Belief is the source of emotion. It is a cognitive first step that leads to the having of a feeling.
Anger is the belief that I or another has been slighted - that the value of an individual has been attacked.

In the political realm, when someone's inherent value has been attacked, one gets angry as a sign of self-respect. Such is the righteous-indignation of an African victim of apartheid. Once we shift, however, into the interpersonal realm, what was in the political realm the defense of self-respect too often morphs into self-importance. When we are made fun of on the playground, our anger, which we couch in the language of self-respect, is actually an arrogant statement of self-importance - I am worth too much to be treated in this way.

Personal mistreatment does not fundamentally question my value as a human being. Not all things that challenge me are attacks on my basic self worth. We can be hurt without being insulted. Anger, then, is only justified when it is "necessary" - when it emerges as a defense of human worth. (Note, here: Obama - "I'm angry;" the populist backlash against the AIG bonuses last week.) In interpersonal settings, we experience belittlement; in political settings, we experience a categorical denial of rights.

Reactions:
So what, then, of what I'll call the "liberal freedom paradox." As a liberal, I want freedom and for others to be free, but that freedom opens us up for more hurt. Totalitarian cultures do not hurt - they act materialistically. Things happen on an even-keel; the world functions in particular ways based on predictable rules. Freedom is messier, more painful, freedom to assemble, petition, speech, the press. Freedom means winning one election and losing the next, but still serving the nation.
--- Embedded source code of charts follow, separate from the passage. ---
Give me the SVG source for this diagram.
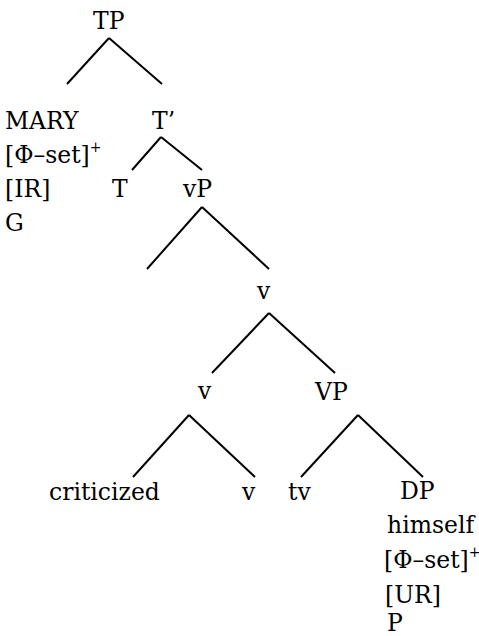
<svg xmlns="http://www.w3.org/2000/svg" width="479" height="636" viewBox="0 0 479 636">
  <style>
    text { font-family: "DejaVu Serif", serif; font-size: 23.5px; fill: #000; }
    .sup { font-size: 14px; }
    #edges line { stroke: #000; stroke-width: 2; stroke-linecap: butt; }
  </style>
  <rect width="479" height="636" fill="#fff"/>

  <!-- branches of the tree -->
  <g id="edges">
    <line x1="109" y1="38" x2="67" y2="84"/>
    <line x1="109" y1="38" x2="162" y2="84"/>
    <line x1="161" y1="137" x2="132" y2="170"/>
    <line x1="161" y1="137" x2="202" y2="170"/>
    <line x1="202" y1="207" x2="147" y2="269"/>
    <line x1="202" y1="207" x2="269" y2="269"/>
    <line x1="269" y1="313" x2="212" y2="373"/>
    <line x1="269" y1="313" x2="335" y2="373"/>
    <line x1="189" y1="415" x2="133" y2="477"/>
    <line x1="189" y1="415" x2="255" y2="477"/>
    <line x1="358" y1="415" x2="301" y2="477"/>
    <line x1="358" y1="415" x2="423" y2="477"/>
  </g>

  <g id="node-TP"><text x="93" y="29">TP</text></g>

  <g id="node-MARY">
    <text x="5" y="129">MARY</text>
    <text x="5" y="163">[Φ–set]<tspan class="sup" dy="-11">+</tspan></text>
    <text x="5" y="197">[IR]</text>
    <text x="5" y="231">G</text>
  </g>

  <g id="node-Tbar"><text x="152" y="129">T’</text></g>
  <g id="node-T"><text x="112" y="197">T</text></g>
  <g id="node-vP"><text x="183" y="197">vP</text></g>
  <g id="node-v-bar"><text x="257" y="299">v</text></g>
  <g id="node-v"><text x="198" y="399">v</text></g>
  <g id="node-VP"><text x="315" y="400">VP</text></g>
  <g id="node-criticized"><text x="49" y="500">criticized</text></g>
  <g id="node-v-head"><text x="242" y="500">v</text></g>
  <g id="node-tv"><text x="288" y="500">tv</text></g>

  <g id="node-DP">
    <text x="400" y="499">DP</text>
    <text x="387" y="533">himself</text>
    <text x="384" y="568">[Φ–set]<tspan class="sup" dy="-11">+</tspan></text>
    <text x="385" y="603">[UR]</text>
    <text x="387" y="631">P</text>
  </g>
</svg>
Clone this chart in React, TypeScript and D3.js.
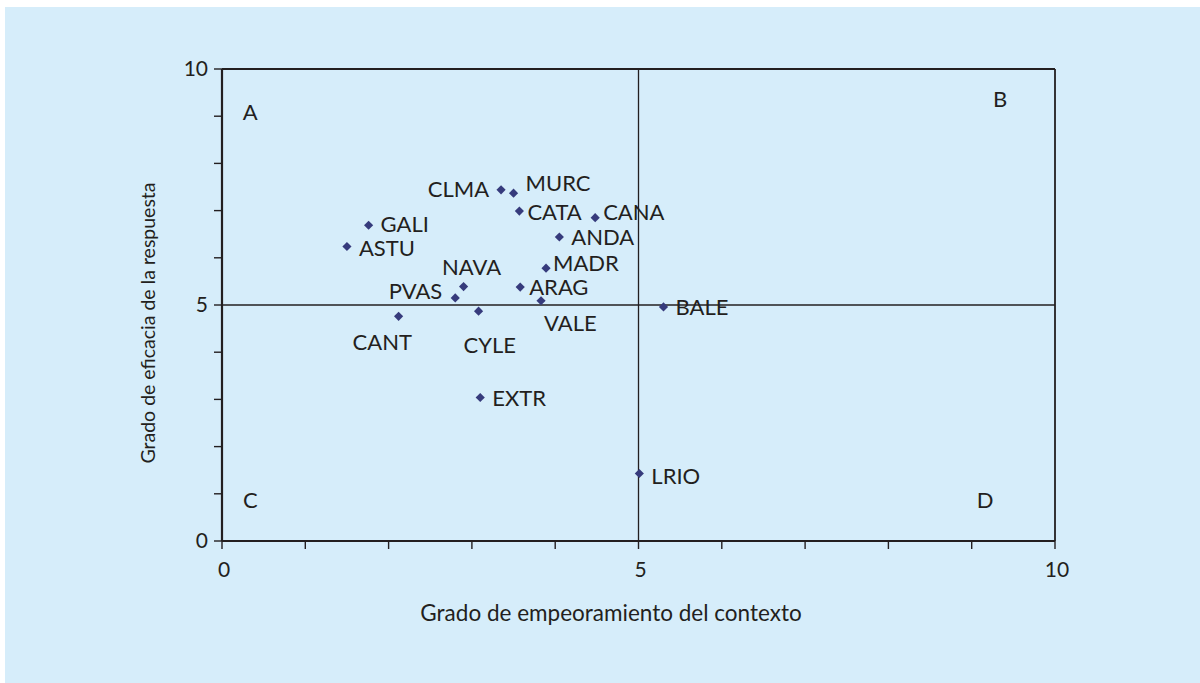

So, perhaps, a totalitarian culture might create a better self-image in those who oppose it than does a democracy instill in those who accept it. (This speaks to the complex educational issue of short-term and long-term goals. Dicey one.)

Then the question arises of us living in our highly politicized culture, where "personal is political." In such a world, a slight that is theoretically "just personal" might actually speak to a larger political landscape where one person is speaking on behalf of the entire political system. (E.g., what happens to women in math and science classes in high schools.)

But to what extent is it a good thing to always bring the political perspective into a situation?

Reb Shmuel: The question is not so much whether the slight was political or interpersonal, but how the slighted person should react. Even if the bully on the playground represents a political agenda deeply embedded in a given culture, should the reaction to that bully be full-blown anger at the slight?

I find that this begins to slide too close to absolving any given insulter of guilt - either they are representing a political opinion they themselves did not form, or they are somehow acting out from their own deficiencies. But in this microscopic approach to a given insult, where is evil? And whose fault is the pain?

Someone asked Reb Shmuel about שפך חמתך - his response:
The Jewish people have been oppressed, and we'd like our oppressors to stop. As Jews (and, ironically, one reason why we always get oppressed) we'd rather not make the oppressors stop ourselves - we'd rather have God do it for us. But we are not asking God for violent vengeance, we're asking God to find a way to let our oppressors know that they're being bad to us (and such a message is best conveyed through anger) so that they can stop doing it.

Something to think about at your סדר.